Homilía de la Misa en Santa Marta
En las lecturas de hoy, Pedro y Pablo nos hacen comprender que un cristiano se puede gloriar de dos cosas: de sus pecados y de Cristo crucificado. La fuerza trasformadora de la Palabra de Dios parte de ser conscientes de esto. Así Pablo, en la primera Carta a los Corintios, invita a quien se crea sabio a hacerse necio para llegar a ser sabio, porque la sabiduría de este mundo es necedad ante Dios (1Cor 3,18-19). Pablo nos dice que la fuerza de la Palabra de Dios, la que cambia el corazón, la que cambia el mundo, la que nos da esperanza, la que nos da vida…, no está en la sabiduría humana: no está en hablar bien, ni en decir las cosas con inteligencia humana. No. Eso es necedad, dice él. La fuerza de la Palabra de Dios viene de otra parte. Es verdad que también la fuerza de la Palabra de Dios pasa por el corazón del predicador, por eso dice a los que predican esa Palabra de Dios: Haceos necios (1Cor 3,18), es decir, no pongáis vuestra seguridad en vuestra sabiduría, en la sabiduría del mundo.
El apóstol Pablo no se gloría de sus estudios —había estudiado con los profesores más importantes de su tiempo—, sino solo de dos cosas. Él mismo lo dice: solo me glorío de mis pecados (cfr. 1Cor 12,7-9). Y eso escandaliza. Y luego, en otro texto, dice: solo me gloriaré en Cristo, y éste crucificado (cfr. Gal 6,14). La fuerza de la Palabra de Dios está en el encuentro entre mis pecados y la sangre de Cristo, que me salva. Y si no se produce ese encuentro, no hay fuerza en el corazón. Cuando se olvida ese encuentro que hemos experimentado en nuestra vida, nos volvemos mundanos, queremos hablar de las cosas de Dios con lenguaje humano, pero no sirve: no da vida.

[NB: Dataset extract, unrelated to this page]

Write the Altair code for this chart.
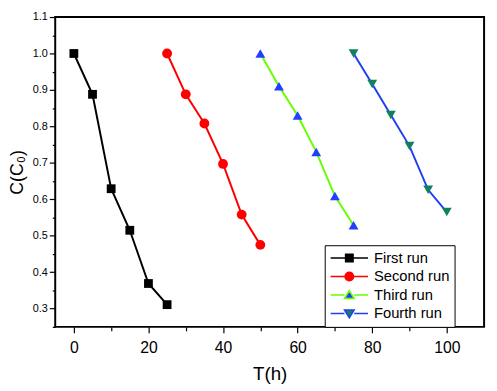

También Pedro —en el evangelio de la pesca milagrosa— experimenta el encuentro con Cristo viendo sus pecados: ve la fuerza de Jesús y se ve a sí mismo. Se echa a sus pies, diciendo: Aléjate de mí, Señor, porque soy un pecador (Lc 5,8). En ese encuentro entre Cristo y mis pecados está la salvación. Así pues, el lugar privilegiado para el encuentro con Jesucristo son los propios pecados. Si un cristiano no es capaz de sentirse pecador y salvado por la sangre de Cristo —y éste crucificado—, es un cristiano a medio camino, es un cristiano tibio. Y cuando vemos Iglesias decadentes, parroquias decadentes, instituciones decadentes, lo más seguro es que los cristianos que estén allí no hayan encontrado nunca a Jesucristo o se han olvidado del encuentro con Jesucristo. La fuerza de la vida cristiana y la fuerza de la Palabra de Dios está justo en ese momento donde yo, pecador, encuentro a Jesucristo, y ese encuentro transforma mi vida, me cambia la vida. Y te da la fuerza para anunciar la salvación a los demás.
Podemos preguntarnos: ¿Yo soy capaz de decir al Señor: Soy pecador, no en teoría, sino confesando el pecado concreto? ¿Y soy capaz de creer que precisamente Él, con su Sangre, me ha salvado del pecado y me ha dado una vida nueva? ¿Tengo confianza en Cristo?
Así pues, ¿de qué cosas se puede gloriar un cristiano? De dos cosas: de sus pecados y de Cristo crucificado.